Bei erneuerbaren Energien haben die USA ebenfalls einen Standortvorteil gegenüber Europa: Sie haben viel Platz, viel Wind und viel Sonne. Darauf hat die Industriepolitik wenig Einfluss.

Darüberhinaus hat der Einsatz der US-Industriepolitik ohnehin häufig nicht die Ziele erreicht, wie eine Studie des Peterson Institutes für den Zeitraum 1870 bis 2020 zeigt. Ein Beispiel hierfür ist die umfangreiche Senkung der Unternehmenssteuern im Jahre 2017, die entgegen den Befürchtungen gerade europäischer Politiker keinen massiven Anstieg ausländischer Direktinvestitionen auslöste.

Der Einfluss der Industriepolitik auf die Gesamtwirtschaft sollte daher nicht überschätzt werden. Sehr oft gerät über die Nachrichten, dass einzelne Unternehmen davon profitieren, in Vergessenheit, dass Industriepolitik auch Kosten hat. Schließlich ist ihr Zweck letztlich eine Marktverzerrung, also die Korrektur des Marktergebnisses, wie es ohne Eingriffe zustande gekommen wäre. Die Beweislast, dass dies effizienzfördernd sei, liegt angesichts der Erfahrungen mit derartigen Eingriffen bei den Befürwortern der Industriepolitik.
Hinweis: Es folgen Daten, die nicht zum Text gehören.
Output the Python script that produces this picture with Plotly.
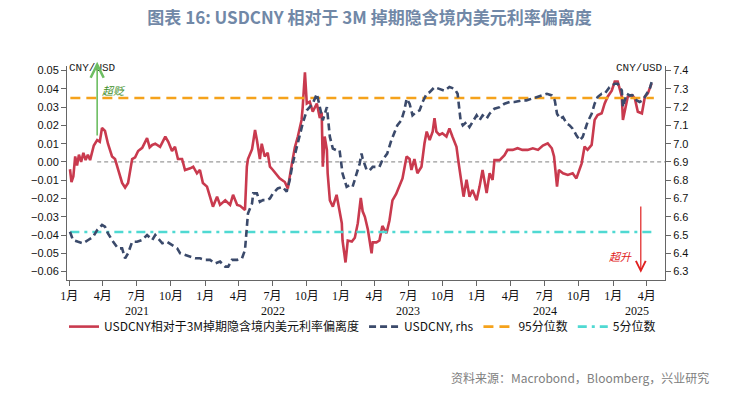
import plotly.graph_objects as go

# ---------------- data ----------------
dev_dates = [
    "2021-01-03","2021-01-07","2021-01-12","2021-01-17","2021-01-22","2021-01-27","2021-02-02","2021-02-08",
    "2021-02-14","2021-02-20","2021-02-26","2021-03-03","2021-03-08","2021-03-17","2021-03-24","2021-03-30",
    "2021-04-07","2021-04-15","2021-04-26","2021-05-04","2021-05-12","2021-05-23","2021-05-31","2021-06-08",
    "2021-06-19","2021-06-27","2021-07-05","2021-07-16","2021-07-29","2021-08-05","2021-08-12","2021-08-20",
    "2021-09-02","2021-09-16","2021-09-24","2021-10-04","2021-10-12","2021-10-20","2021-10-31","2021-11-08",
    "2021-11-22","2021-11-30","2021-12-10","2021-12-18","2021-12-26","2022-01-06","2022-01-14","2022-01-22",
    "2022-02-02","2022-02-10","2022-02-24","2022-03-09","2022-03-17","2022-03-28","2022-04-05","2022-04-18",
    "2022-04-23","2022-04-26","2022-05-07","2022-05-15","2022-05-20","2022-05-28","2022-06-02","2022-06-10",
    "2022-06-18","2022-06-24","2022-07-02","2022-07-12","2022-07-20","2022-08-03","2022-08-11","2022-08-22",
    "2022-08-30","2022-09-07","2022-09-17","2022-09-20","2022-09-26","2022-10-01","2022-10-09","2022-10-17",
    "2022-10-28","2022-11-05","2022-11-10","2022-11-13","2022-11-18","2022-11-24","2022-11-26","2022-12-02",
    "2022-12-10","2022-12-20","2022-12-28","2023-01-03","2023-01-05","2023-01-13","2023-01-19","2023-01-30",
    "2023-02-07","2023-02-15","2023-02-23","2023-02-28","2023-03-06","2023-03-14","2023-03-24","2023-03-27",
    "2023-04-06","2023-04-14","2023-04-22","2023-05-03","2023-05-11","2023-05-19","2023-05-29","2023-06-06",
    "2023-06-15","2023-06-26","2023-07-04","2023-07-09","2023-07-17","2023-07-25","2023-08-05","2023-08-13",
    "2023-08-19","2023-08-27","2023-09-04","2023-09-09","2023-09-14","2023-09-22","2023-09-30","2023-10-11",
    "2023-10-19","2023-10-27","2023-11-07","2023-11-13","2023-11-21","2023-11-26","2023-12-04","2023-12-12",
    "2023-12-20","2023-12-31","2024-01-08","2024-01-16","2024-01-27","2024-02-04","2024-02-12","2024-02-17",
    "2024-03-02","2024-03-15","2024-03-23","2024-04-06","2024-04-19","2024-05-02","2024-05-16","2024-05-30",
    "2024-06-13","2024-06-26","2024-07-09","2024-07-20","2024-07-26","2024-08-03","2024-08-08","2024-08-19",
    "2024-09-01","2024-09-14","2024-09-24","2024-10-03","2024-10-08","2024-10-16","2024-10-24","2024-11-04",
    "2024-11-12","2024-11-20","2024-12-01","2024-12-09","2024-12-17","2024-12-28","2025-01-05","2025-01-13",
    "2025-01-24","2025-01-27","2025-02-04","2025-02-09","2025-02-20","2025-02-28","2025-03-08","2025-03-19",
    "2025-03-27","2025-04-04","2025-04-14",
]
dev_values = [
    -0.004,-0.011,-0.008,0.003,-0.002,0.004,0.000,0.005,
    0.001,0.004,0.001,0.005,0.009,0.012,0.011,0.0186,
    0.017,0.010,0.003,0.0016,-0.0044,-0.0115,-0.014,-0.0115,
    0.0016,0.0025,0.006,0.0077,0.013,0.008,0.0093,0.010,
    0.0083,0.0139,0.011,0.006,0.0083,0.0016,0.0016,-0.0044,
    -0.0035,-0.0026,-0.0062,-0.0044,-0.0115,-0.0135,-0.019,-0.0245,
    -0.019,-0.0235,-0.021,-0.0235,-0.018,-0.0235,-0.024,-0.0263,
    -0.0026,0.0016,0.007,0.0175,0.012,0.0016,0.010,0.003,
    0.005,-0.0026,-0.0044,-0.0071,-0.009,-0.011,-0.0145,-0.0009,
    0.008,0.0139,0.023,0.030,0.049,0.032,0.033,0.0275,
    0.032,0.024,0.027,-0.0026,0.0139,0.0066,-0.0062,-0.021,
    -0.0245,-0.018,-0.0263,-0.0335,-0.043,-0.055,-0.043,-0.0436,
    -0.0415,-0.0335,-0.0197,-0.027,-0.030,-0.037,-0.050,-0.044,
    -0.044,-0.043,-0.035,-0.039,-0.032,-0.021,-0.0175,-0.0135,
    -0.009,0.003,0.0016,-0.0044,0.0016,-0.0062,-0.0026,0.0101,
    0.0166,0.012,0.0166,0.024,0.0166,0.0148,0.0157,0.0139,
    0.0184,0.0139,0.0083,-0.0009,-0.0115,-0.019,-0.0098,-0.019,
    -0.0153,-0.021,-0.0135,-0.0044,-0.017,-0.0062,-0.0098,0.001,
    0.001,0.0037,0.0066,0.0066,0.0075,0.0066,0.0066,0.0075,
    0.0066,0.009,0.0102,0.0075,0.003,-0.0135,-0.0044,-0.0062,
    -0.0071,-0.0062,-0.009,-0.0044,-0.0009,0.0084,0.0066,0.0093,
    0.023,0.0257,0.0266,0.032,0.0357,0.039,0.044,0.044,
    0.0357,0.023,0.032,0.0357,0.0366,0.0348,0.0275,0.0266,
    0.0357,0.0375,0.043,
]

fx_dates = [
    "2021-01-03","2021-01-11","2021-01-25","2021-02-07","2021-02-21","2021-03-06","2021-03-17","2021-03-30",
    "2021-04-07","2021-04-15","2021-04-29","2021-05-12","2021-05-23","2021-05-31","2021-06-08","2021-06-19",
    "2021-07-02","2021-07-16","2021-07-29","2021-08-12","2021-08-20","2021-08-28","2021-09-08","2021-09-21",
    "2021-10-04","2021-10-18","2021-10-26","2021-11-08","2021-11-22","2021-12-05","2021-12-18","2022-01-01",
    "2022-01-14","2022-01-28","2022-02-10","2022-02-24","2022-03-04","2022-03-14","2022-03-28","2022-04-10",
    "2022-04-18","2022-04-23","2022-04-26","2022-05-07","2022-05-10","2022-05-20","2022-05-28","2022-06-05",
    "2022-06-16","2022-06-24","2022-07-02","2022-07-15","2022-07-28","2022-08-08","2022-08-16","2022-08-24",
    "2022-09-04","2022-09-12","2022-09-20","2022-10-01","2022-10-09","2022-10-17","2022-10-28","2022-10-30",
    "2022-11-07","2022-11-13","2022-11-24","2022-12-02","2022-12-10","2022-12-20","2022-12-28","2023-01-05",
    "2023-01-16","2023-01-24","2023-02-01","2023-02-12","2023-02-20","2023-02-25","2023-02-28","2023-03-11",
    "2023-03-19","2023-03-27","2023-04-06","2023-04-14","2023-04-22","2023-05-05","2023-05-16","2023-05-24",
    "2023-06-01","2023-06-12","2023-06-20","2023-06-26","2023-07-04","2023-07-12","2023-07-22","2023-07-31",
    "2023-08-08","2023-08-19","2023-08-27","2023-09-09","2023-09-22","2023-10-06","2023-10-19","2023-11-02",
    "2023-11-10","2023-11-18","2023-11-24","2023-12-04","2023-12-12","2023-12-20","2023-12-31","2024-01-08",
    "2024-01-16","2024-01-27","2024-02-04","2024-02-17","2024-03-02","2024-03-15","2024-03-29","2024-04-11",
    "2024-04-30","2024-05-13","2024-05-27","2024-06-10","2024-06-23","2024-07-07","2024-07-20","2024-07-28",
    "2024-08-03","2024-08-11","2024-08-19","2024-08-29","2024-09-06","2024-09-14","2024-09-24","2024-10-03",
    "2024-10-11","2024-10-19","2024-10-24","2024-11-04","2024-11-12","2024-11-20","2024-12-01","2024-12-09",
    "2024-12-22","2025-01-05","2025-01-13","2025-01-24","2025-01-27","2025-02-06","2025-02-14","2025-02-22",
    "2025-03-05","2025-03-13","2025-03-21","2025-04-01","2025-04-09","2025-04-14",
]
fx_values = [
    6.518,6.473,6.463,6.455,6.473,6.490,6.527,6.555,
    6.546,6.509,6.463,6.427,6.427,6.373,6.400,6.463,
    6.463,6.473,6.500,6.473,6.500,6.482,6.455,6.463,
    6.445,6.427,6.400,6.390,6.382,6.373,6.373,6.364,
    6.364,6.345,6.355,6.327,6.327,6.364,6.364,6.373,
    6.418,6.545,6.618,6.673,6.728,6.728,6.682,6.691,
    6.691,6.700,6.728,6.755,6.764,6.737,6.800,6.891,
    6.982,7.055,7.110,7.182,7.200,7.219,7.273,7.255,
    7.164,7.128,7.200,7.037,6.973,6.964,6.964,6.837,
    6.764,6.773,6.764,6.837,6.891,6.946,6.918,6.855,
    6.855,6.873,6.873,6.873,6.910,6.946,7.018,7.064,
    7.100,7.128,7.182,7.246,7.219,7.155,7.173,7.182,
    7.228,7.273,7.282,7.309,7.300,7.290,7.310,7.300,
    7.273,7.128,7.100,7.118,7.091,7.118,7.155,7.128,
    7.155,7.137,7.164,7.191,7.200,7.219,7.228,7.228,
    7.237,7.237,7.246,7.255,7.264,7.273,7.264,7.237,
    7.164,7.137,7.146,7.110,7.100,7.082,7.046,7.018,
    7.037,7.091,7.118,7.164,7.219,7.255,7.273,7.273,
    7.309,7.328,7.328,7.291,7.200,7.273,7.264,7.264,
    7.237,7.228,7.237,7.273,7.300,7.337,
]

pct95 = 0.035
pct5 = -0.0383
line_span = ["2021-01-04", "2025-04-20"]
zero_span = ["2021-03-17", "2025-05-20"]

tick_dates = ["2021-01-01","2021-04-01","2021-07-01","2021-10-01",
              "2022-01-01","2022-04-01","2022-07-01","2022-10-01",
              "2023-01-01","2023-04-01","2023-07-01","2023-10-01",
              "2024-01-01","2024-04-01","2024-07-01","2024-10-01",
              "2025-01-01","2025-04-01"]
tick_text = ["1月","4月","7月","10月"] * 4 + ["1月","4月"]
year_labels = ["2021","2022","2023","2024","2025"]
year_pos = ["2021-07-01","2022-07-01","2023-07-01","2024-07-01","2025-03-05"]

left_ticks = [0.05,0.04,0.03,0.02,0.01,0.0,-0.01,-0.02,-0.03,-0.04,-0.05,-0.06]
right_ticks = [7.4,7.3,7.2,7.1,7.0,6.9,6.8,6.7,6.6,6.5,6.4,6.3]

# ---------------- figure ----------------
RED = "#C93A4E"
NAVY = "#3B4A6B"
ORANGE = "#F5A21B"
CYAN = "#4FD9D2"
LEG_FONT = "Noto Sans CJK SC"
MONO = "Liberation Mono, DejaVu Sans Mono"

fig = go.Figure()

fig.add_trace(go.Scatter(x=zero_span, y=[0, 0], mode="lines", showlegend=False,
                         line=dict(color="#9a9a9a", width=1.2, dash="4px,3px"), hoverinfo="skip"))
fig.add_trace(go.Scatter(x=dev_dates, y=dev_values, mode="lines",
                         name="USDCNY相对于3M掉期隐含境内美元利率偏离度",
                         line=dict(color=RED, width=2.6)))
fig.add_trace(go.Scatter(x=fx_dates, y=fx_values, mode="lines", name="USDCNY, rhs", yaxis="y2",
                         line=dict(color=NAVY, width=2.6, dash="7px,4px")))
fig.add_trace(go.Scatter(x=line_span, y=[pct95, pct95], mode="lines", name="95分位数",
                         line=dict(color=ORANGE, width=2.6, dash="10px,6px")))
fig.add_trace(go.Scatter(x=line_span, y=[pct5, pct5], mode="lines", name="5分位数",
                         line=dict(color=CYAN, width=2.6, dash="9px,5px,3px,5px")))

annotations = []
for yl, yp in zip(year_labels, year_pos):
    annotations.append(dict(x=yp, xref="x", y=-0.145, yref="paper", text=yl, showarrow=False,
                            yanchor="middle",
                            font=dict(family="Liberation Serif", size=12, color="#111")))

annotations += [
    dict(x=0, xref="paper", y=0.99, yref="paper", text="CNY/USD", showarrow=False, xanchor="left",
         yanchor="middle", font=dict(family=MONO, size=11, color="#222")),
    dict(x=1, xref="paper", y=0.99, yref="paper", text="CNY/USD", showarrow=False, xanchor="right",
         yanchor="middle", font=dict(family=MONO, size=11, color="#222")),
    dict(x="2021-03-17", xref="x", y=0.0548, yref="y", ax="2021-03-17", axref="x", ay=0.0137, ayref="y",
         showarrow=True, arrowhead=5, arrowsize=1.6, arrowwidth=1.6, arrowcolor="#6DBE62", text=""),
    dict(x="2021-05-02", xref="x", y=0.0395, yref="y", text="<i>超贬</i>", showarrow=False,
         font=dict(family=LEG_FONT, size=11, color="#3F8F2A")),
    dict(x="2025-03-16", xref="x", y=-0.0607, yref="y", ax="2025-03-16", axref="x", ay=-0.0235, ayref="y",
         showarrow=True, arrowhead=5, arrowsize=1.6, arrowwidth=1.2, arrowcolor="#E02020", text=""),
    dict(x="2025-01-20", xref="x", y=-0.0515, yref="y", text="<i>超升</i>", showarrow=False,
         font=dict(family=LEG_FONT, size=11, color="#E02020")),
    dict(x=1.077, xref="paper", y=-0.455, yref="paper", xanchor="right", yanchor="middle",
         text="资料来源：Macrobond，Bloomberg，兴业研究", showarrow=False,
         font=dict(family="Noto Sans CJK SC", size=12, color="#808080")),
]

fig.update_layout(
    width=739, height=395,
    margin=dict(l=67, r=74, t=66, b=115, autoexpand=False),
    paper_bgcolor="white", plot_bgcolor="white",
    title=dict(text="<b>图表 16: USDCNY 相对于 3M 掉期隐含境内美元利率偏离度</b>",
               x=0.5, xanchor="center", y=0.955, yanchor="middle",
               font=dict(family="Noto Sans CJK SC", size=17, color="#7188A7")),
    xaxis=dict(type="date", range=["2020-12-26", "2025-05-20"], tickvals=tick_dates, ticktext=tick_text,
               showline=True, linecolor="#666", linewidth=1, ticks="outside", ticklen=5, tickcolor="#666",
               showgrid=False, zeroline=False, tickangle=0, automargin=False,
               tickfont=dict(family="Liberation Serif, Noto Sans CJK SC", size=12, color="#111")),
    yaxis=dict(range=[-0.0646, 0.0525], tickvals=left_ticks, tickformat=".2f", automargin=False,
               showline=True, linecolor="#666", linewidth=1, ticks="outside", ticklen=5, tickcolor="#666",
               showgrid=False, zeroline=False,
               tickfont=dict(family="Liberation Sans", size=11, color="#111")),
    yaxis2=dict(range=[6.254, 7.425], tickvals=right_ticks, tickformat=".1f", overlaying="y", side="right",
                showline=True, linecolor="#666", linewidth=1, ticks="outside", ticklen=5, tickcolor="#666",
                showgrid=False, zeroline=False, automargin=False,
                tickfont=dict(family="Liberation Sans", size=11, color="#111")),
    legend=dict(orientation="h", x=-0.005, xanchor="left", y=-0.15, yanchor="top",
                font=dict(family=LEG_FONT, size=12, color="#111"), itemwidth=30,
                tracegroupgap=0, bgcolor="rgba(0,0,0,0)"),
    showlegend=True,
    annotations=annotations,
)

fig.write_html("out.html", config={"displayModeBar": False},
               post_script="document.body.style.margin='0';")
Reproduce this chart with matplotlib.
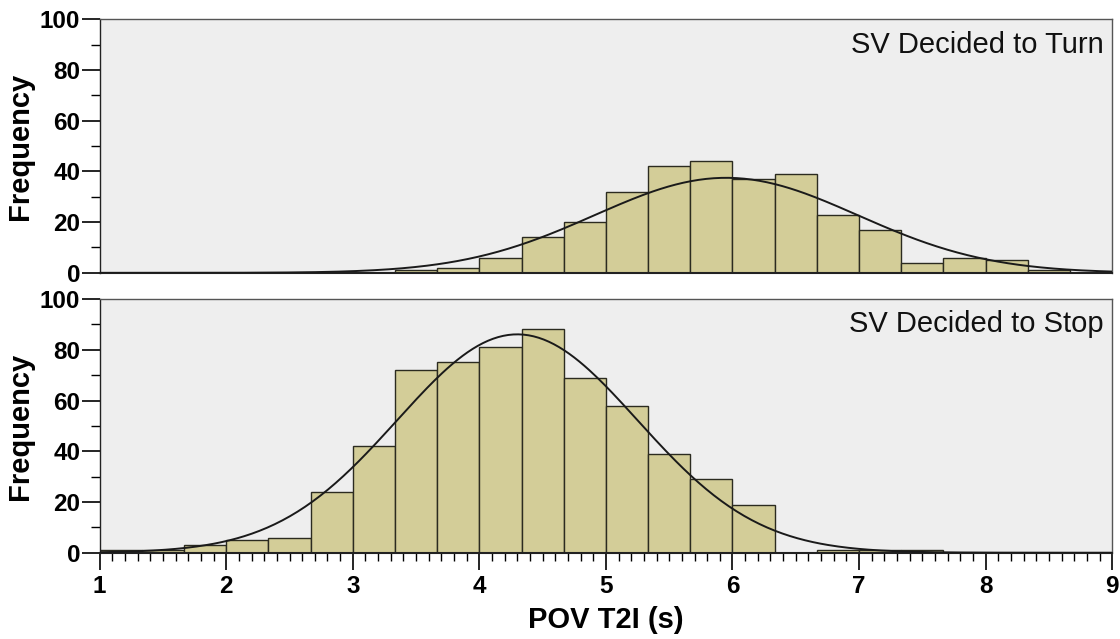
import numpy as np
import matplotlib.pyplot as plt
from matplotlib.ticker import MultipleLocator

plt.rcParams['font.family'] = ['Liberation Sans', 'DejaVu Sans']

# bin edges: 1/3 s wide, from 1 to 9 s
bin_edges = np.arange(1, 9.0001, 1 / 3)

# counts per bin
turn_counts = [0, 0, 0, 0, 0, 0, 0, 1, 2, 6, 14, 20,
               32, 42, 44, 37, 39, 23, 17, 4, 6, 5, 1, 0]
stop_counts = [1, 1, 3, 5, 6, 24, 42, 72, 75, 81, 88, 69,
               58, 39, 29, 19, 0, 1, 1, 1, 0, 0, 0, 0]

# normal fit parameters (mean, sd) estimated from the curves
turn_fit = (5.95, 1.04)
stop_fit = (4.30, 0.95)

panel_labels = ['SV Decided to Turn', 'SV Decided to Stop']

bar_color = '#d3cd98'
bg_color = '#eeeeee'

fig = plt.figure(figsize=(11.2, 6.39), dpi=100)
ax1 = fig.add_axes([0.089, 0.573, 0.904, 0.397])
ax2 = fig.add_axes([0.089, 0.135, 0.904, 0.397])

width = bin_edges[1] - bin_edges[0]
xs = np.linspace(1, 9, 400)

for ax, counts, fit, label in zip([ax1, ax2], [turn_counts, stop_counts],
                                  [turn_fit, stop_fit], panel_labels):
    ax.set_facecolor(bg_color)
    ax.bar(bin_edges[:-1], counts, width=width, align='edge',
           color=bar_color, edgecolor='#2b2b20', linewidth=1.0, zorder=2)
    mu, sd = fit
    n = sum(counts)
    curve = n * width / (sd * np.sqrt(2 * np.pi)) * np.exp(-(xs - mu) ** 2 / (2 * sd ** 2))
    ax.plot(xs, curve, color='#1a1a1a', linewidth=1.4, zorder=3)

    ax.set_xlim(1, 9)
    ax.set_ylim(0, 100)
    ax.yaxis.set_major_locator(MultipleLocator(20))
    ax.yaxis.set_minor_locator(MultipleLocator(10))
    ax.tick_params(axis='y', which='major', length=13, width=1.2, labelsize=17.5, pad=1)
    ax.tick_params(axis='y', which='minor', length=6.5, width=1.0)
    for t in ax.get_yticklabels():
        t.set_fontweight('bold')
    ax.set_ylabel('Frequency', fontsize=21, fontweight='bold', labelpad=4)
    for s in ax.spines.values():
        s.set_color('#555555')
        s.set_linewidth(1.0)
    ax.spines['left'].set_color('#222222')
    ax.spines['bottom'].set_color('#222222')
    ax.spines['bottom'].set_linewidth(1.5)
    ax.text(0.992, 0.955, label, transform=ax.transAxes, ha='right', va='top',
            fontsize=21, color='#111111')

ax1.tick_params(axis='x', which='both', bottom=False, labelbottom=False)

ax2.xaxis.set_major_locator(MultipleLocator(1))
ax2.xaxis.set_minor_locator(MultipleLocator(0.1))
ax2.tick_params(axis='x', which='major', length=12, width=1.2, labelsize=17.5, pad=4)
ax2.tick_params(axis='x', which='minor', length=6, width=1.0)
for t in ax2.get_xticklabels():
    t.set_fontweight('bold')
ax2.set_xlabel('POV T2I (s)', fontsize=21, fontweight='bold', labelpad=6)

fig.savefig('out.png', dpi=100)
[1] Kostenabschätzungen für Bundesgesetze werden vom Rechnungshof des Kongresses (Congressional Budget Office, CBO) erstellt. Die Ausgabe- und Einnahmenprojektionen werden dabei jeweils für das laufende Jahr und die zehn Folgejahre vorgenommen.
[2] Im Unterschied zu vielen anderen Vorhaben der Regierung wirkte der IRA den ersten Kostenschätzungen des CBO zufolge defizitreduzierend (den geschätzten 500 Mrd. Dollar an Ausgaben oder Steuerausfällen über 10 Jahre standen ca. 740 Mrd. Dollar an Einnahmeerhöhungen gegenüber, u.a. wegen einer Mindestbesteuerung von Großunternehmen und einer Abgabe auf Aktienrückkäufe).
[3] Jean-Jacques Servan-Schreiber, „Die amerikanische Herausforderung“, 1968. Dieser Bestseller der späten 1960er Jahre diagnostizierte eine technologische Kluft zwischen den USA und Europa und rief die Europäer auf, der US-Hegemonie etwas entgegenzusetzen.